◆ Given problem
Your task is to extract every line from the material below exactly.

◆ Data records

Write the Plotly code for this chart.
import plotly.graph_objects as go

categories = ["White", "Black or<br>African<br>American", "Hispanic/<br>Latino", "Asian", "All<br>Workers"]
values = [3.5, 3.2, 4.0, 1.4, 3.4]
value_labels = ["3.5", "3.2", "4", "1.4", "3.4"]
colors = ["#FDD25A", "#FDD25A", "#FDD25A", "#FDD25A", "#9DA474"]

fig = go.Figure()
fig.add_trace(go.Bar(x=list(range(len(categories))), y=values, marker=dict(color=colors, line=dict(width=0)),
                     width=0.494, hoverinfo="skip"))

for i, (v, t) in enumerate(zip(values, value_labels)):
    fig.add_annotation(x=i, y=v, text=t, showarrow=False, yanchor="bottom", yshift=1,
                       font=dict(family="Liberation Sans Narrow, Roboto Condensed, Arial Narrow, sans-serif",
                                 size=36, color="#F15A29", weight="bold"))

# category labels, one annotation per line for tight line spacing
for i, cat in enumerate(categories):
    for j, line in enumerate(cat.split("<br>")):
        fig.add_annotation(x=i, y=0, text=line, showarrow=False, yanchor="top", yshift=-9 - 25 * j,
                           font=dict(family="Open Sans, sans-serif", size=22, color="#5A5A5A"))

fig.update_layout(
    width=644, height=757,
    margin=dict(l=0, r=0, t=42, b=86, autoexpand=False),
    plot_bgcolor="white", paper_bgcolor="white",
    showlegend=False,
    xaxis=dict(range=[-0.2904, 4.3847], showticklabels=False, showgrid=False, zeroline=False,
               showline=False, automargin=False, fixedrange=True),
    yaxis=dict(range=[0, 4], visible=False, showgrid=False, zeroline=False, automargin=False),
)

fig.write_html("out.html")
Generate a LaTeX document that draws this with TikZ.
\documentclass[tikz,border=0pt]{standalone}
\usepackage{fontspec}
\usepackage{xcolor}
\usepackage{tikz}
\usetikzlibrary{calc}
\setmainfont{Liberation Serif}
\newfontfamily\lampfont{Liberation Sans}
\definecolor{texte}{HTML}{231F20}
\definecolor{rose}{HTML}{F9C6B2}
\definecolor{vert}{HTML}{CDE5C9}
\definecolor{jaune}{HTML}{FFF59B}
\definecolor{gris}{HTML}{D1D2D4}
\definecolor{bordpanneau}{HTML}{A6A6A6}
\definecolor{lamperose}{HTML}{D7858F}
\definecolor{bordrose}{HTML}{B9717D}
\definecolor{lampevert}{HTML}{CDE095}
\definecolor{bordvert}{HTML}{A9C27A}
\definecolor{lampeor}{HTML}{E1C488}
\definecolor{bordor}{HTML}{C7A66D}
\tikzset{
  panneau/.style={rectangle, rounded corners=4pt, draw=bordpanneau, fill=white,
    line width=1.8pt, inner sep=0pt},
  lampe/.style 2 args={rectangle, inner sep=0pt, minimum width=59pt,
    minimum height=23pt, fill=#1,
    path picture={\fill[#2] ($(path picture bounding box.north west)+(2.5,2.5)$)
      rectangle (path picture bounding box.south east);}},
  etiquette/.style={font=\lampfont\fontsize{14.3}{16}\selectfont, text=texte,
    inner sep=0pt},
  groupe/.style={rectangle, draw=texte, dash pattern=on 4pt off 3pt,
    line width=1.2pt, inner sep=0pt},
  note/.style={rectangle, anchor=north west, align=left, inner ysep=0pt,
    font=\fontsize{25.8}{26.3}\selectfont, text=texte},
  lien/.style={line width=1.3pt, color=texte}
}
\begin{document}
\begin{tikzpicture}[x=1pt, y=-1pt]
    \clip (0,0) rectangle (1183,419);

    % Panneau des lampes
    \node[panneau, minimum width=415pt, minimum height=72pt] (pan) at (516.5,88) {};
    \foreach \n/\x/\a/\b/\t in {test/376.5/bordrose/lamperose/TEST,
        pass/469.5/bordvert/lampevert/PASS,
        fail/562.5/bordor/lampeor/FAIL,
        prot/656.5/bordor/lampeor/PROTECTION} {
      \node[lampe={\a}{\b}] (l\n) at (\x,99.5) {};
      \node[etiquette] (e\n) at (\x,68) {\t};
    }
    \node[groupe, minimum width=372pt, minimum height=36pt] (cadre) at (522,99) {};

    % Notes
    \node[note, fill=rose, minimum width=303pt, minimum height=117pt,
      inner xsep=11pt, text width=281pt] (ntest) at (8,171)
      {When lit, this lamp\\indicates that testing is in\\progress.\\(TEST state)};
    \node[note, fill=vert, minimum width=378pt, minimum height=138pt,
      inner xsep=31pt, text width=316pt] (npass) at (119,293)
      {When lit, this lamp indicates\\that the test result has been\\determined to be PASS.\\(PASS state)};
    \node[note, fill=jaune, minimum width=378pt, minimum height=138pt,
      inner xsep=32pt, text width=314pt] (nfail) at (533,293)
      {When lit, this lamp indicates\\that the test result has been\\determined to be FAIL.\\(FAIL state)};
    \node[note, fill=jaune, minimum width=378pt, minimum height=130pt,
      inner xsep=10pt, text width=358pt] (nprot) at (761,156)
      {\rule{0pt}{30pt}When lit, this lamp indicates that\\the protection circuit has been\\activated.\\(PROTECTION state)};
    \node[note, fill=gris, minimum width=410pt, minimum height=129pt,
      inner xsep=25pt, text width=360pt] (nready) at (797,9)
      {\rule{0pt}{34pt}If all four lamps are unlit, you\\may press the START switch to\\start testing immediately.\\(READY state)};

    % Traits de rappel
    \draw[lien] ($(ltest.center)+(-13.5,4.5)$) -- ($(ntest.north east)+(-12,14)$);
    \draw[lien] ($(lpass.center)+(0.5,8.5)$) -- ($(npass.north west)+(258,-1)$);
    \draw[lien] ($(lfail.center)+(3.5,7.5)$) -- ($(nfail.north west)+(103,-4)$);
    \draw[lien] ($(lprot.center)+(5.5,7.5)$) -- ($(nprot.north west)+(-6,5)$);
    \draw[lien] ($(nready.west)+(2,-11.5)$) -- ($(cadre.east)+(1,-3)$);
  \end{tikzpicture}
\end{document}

◆ Answer
Write the Plotly code for this chart.
import plotly.graph_objects as go

categories = ["White", "Black or<br>African<br>American", "Hispanic/<br>Latino", "Asian", "All<br>Workers"]
values = [3.5, 3.2, 4.0, 1.4, 3.4]
value_labels = ["3.5", "3.2", "4", "1.4", "3.4"]
colors = ["#FDD25A", "#FDD25A", "#FDD25A", "#FDD25A", "#9DA474"]

fig = go.Figure()
fig.add_trace(go.Bar(x=list(range(len(categories))), y=values, marker=dict(color=colors, line=dict(width=0)),
                     width=0.494, hoverinfo="skip"))

for i, (v, t) in enumerate(zip(values, value_labels)):
    fig.add_annotation(x=i, y=v, text=t, showarrow=False, yanchor="bottom", yshift=1,
                       font=dict(family="Liberation Sans Narrow, Roboto Condensed, Arial Narrow, sans-serif",
                                 size=36, color="#F15A29", weight="bold"))

# category labels, one annotation per line for tight line spacing
for i, cat in enumerate(categories):
    for j, line in enumerate(cat.split("<br>")):
        fig.add_annotation(x=i, y=0, text=line, showarrow=False, yanchor="top", yshift=-9 - 25 * j,
                           font=dict(family="Open Sans, sans-serif", size=22, color="#5A5A5A"))

fig.update_layout(
    width=644, height=757,
    margin=dict(l=0, r=0, t=42, b=86, autoexpand=False),
    plot_bgcolor="white", paper_bgcolor="white",
    showlegend=False,
    xaxis=dict(range=[-0.2904, 4.3847], showticklabels=False, showgrid=False, zeroline=False,
               showline=False, automargin=False, fixedrange=True),
    yaxis=dict(range=[0, 4], visible=False, showgrid=False, zeroline=False, automargin=False),
)

fig.write_html("out.html")
Generate a LaTeX document that draws this with TikZ.
\documentclass[tikz,border=0pt]{standalone}
\usepackage{fontspec}
\usepackage{xcolor}
\usepackage{tikz}
\usetikzlibrary{calc}
\setmainfont{Liberation Serif}
\newfontfamily\lampfont{Liberation Sans}
\definecolor{texte}{HTML}{231F20}
\definecolor{rose}{HTML}{F9C6B2}
\definecolor{vert}{HTML}{CDE5C9}
\definecolor{jaune}{HTML}{FFF59B}
\definecolor{gris}{HTML}{D1D2D4}
\definecolor{bordpanneau}{HTML}{A6A6A6}
\definecolor{lamperose}{HTML}{D7858F}
\definecolor{bordrose}{HTML}{B9717D}
\definecolor{lampevert}{HTML}{CDE095}
\definecolor{bordvert}{HTML}{A9C27A}
\definecolor{lampeor}{HTML}{E1C488}
\definecolor{bordor}{HTML}{C7A66D}
\tikzset{
  panneau/.style={rectangle, rounded corners=4pt, draw=bordpanneau, fill=white,
    line width=1.8pt, inner sep=0pt},
  lampe/.style 2 args={rectangle, inner sep=0pt, minimum width=59pt,
    minimum height=23pt, fill=#1,
    path picture={\fill[#2] ($(path picture bounding box.north west)+(2.5,2.5)$)
      rectangle (path picture bounding box.south east);}},
  etiquette/.style={font=\lampfont\fontsize{14.3}{16}\selectfont, text=texte,
    inner sep=0pt},
  groupe/.style={rectangle, draw=texte, dash pattern=on 4pt off 3pt,
    line width=1.2pt, inner sep=0pt},
  note/.style={rectangle, anchor=north west, align=left, inner ysep=0pt,
    font=\fontsize{25.8}{26.3}\selectfont, text=texte},
  lien/.style={line width=1.3pt, color=texte}
}
\begin{document}
\begin{tikzpicture}[x=1pt, y=-1pt]
    \clip (0,0) rectangle (1183,419);

    % Panneau des lampes
    \node[panneau, minimum width=415pt, minimum height=72pt] (pan) at (516.5,88) {};
    \foreach \n/\x/\a/\b/\t in {test/376.5/bordrose/lamperose/TEST,
        pass/469.5/bordvert/lampevert/PASS,
        fail/562.5/bordor/lampeor/FAIL,
        prot/656.5/bordor/lampeor/PROTECTION} {
      \node[lampe={\a}{\b}] (l\n) at (\x,99.5) {};
      \node[etiquette] (e\n) at (\x,68) {\t};
    }
    \node[groupe, minimum width=372pt, minimum height=36pt] (cadre) at (522,99) {};

    % Notes
    \node[note, fill=rose, minimum width=303pt, minimum height=117pt,
      inner xsep=11pt, text width=281pt] (ntest) at (8,171)
      {When lit, this lamp\\indicates that testing is in\\progress.\\(TEST state)};
    \node[note, fill=vert, minimum width=378pt, minimum height=138pt,
      inner xsep=31pt, text width=316pt] (npass) at (119,293)
      {When lit, this lamp indicates\\that the test result has been\\determined to be PASS.\\(PASS state)};
    \node[note, fill=jaune, minimum width=378pt, minimum height=138pt,
      inner xsep=32pt, text width=314pt] (nfail) at (533,293)
      {When lit, this lamp indicates\\that the test result has been\\determined to be FAIL.\\(FAIL state)};
    \node[note, fill=jaune, minimum width=378pt, minimum height=130pt,
      inner xsep=10pt, text width=358pt] (nprot) at (761,156)
      {\rule{0pt}{30pt}When lit, this lamp indicates that\\the protection circuit has been\\activated.\\(PROTECTION state)};
    \node[note, fill=gris, minimum width=410pt, minimum height=129pt,
      inner xsep=25pt, text width=360pt] (nready) at (797,9)
      {\rule{0pt}{34pt}If all four lamps are unlit, you\\may press the START switch to\\start testing immediately.\\(READY state)};

    % Traits de rappel
    \draw[lien] ($(ltest.center)+(-13.5,4.5)$) -- ($(ntest.north east)+(-12,14)$);
    \draw[lien] ($(lpass.center)+(0.5,8.5)$) -- ($(npass.north west)+(258,-1)$);
    \draw[lien] ($(lfail.center)+(3.5,7.5)$) -- ($(nfail.north west)+(103,-4)$);
    \draw[lien] ($(lprot.center)+(5.5,7.5)$) -- ($(nprot.north west)+(-6,5)$);
    \draw[lien] ($(nready.west)+(2,-11.5)$) -- ($(cadre.east)+(1,-3)$);
  \end{tikzpicture}
\end{document}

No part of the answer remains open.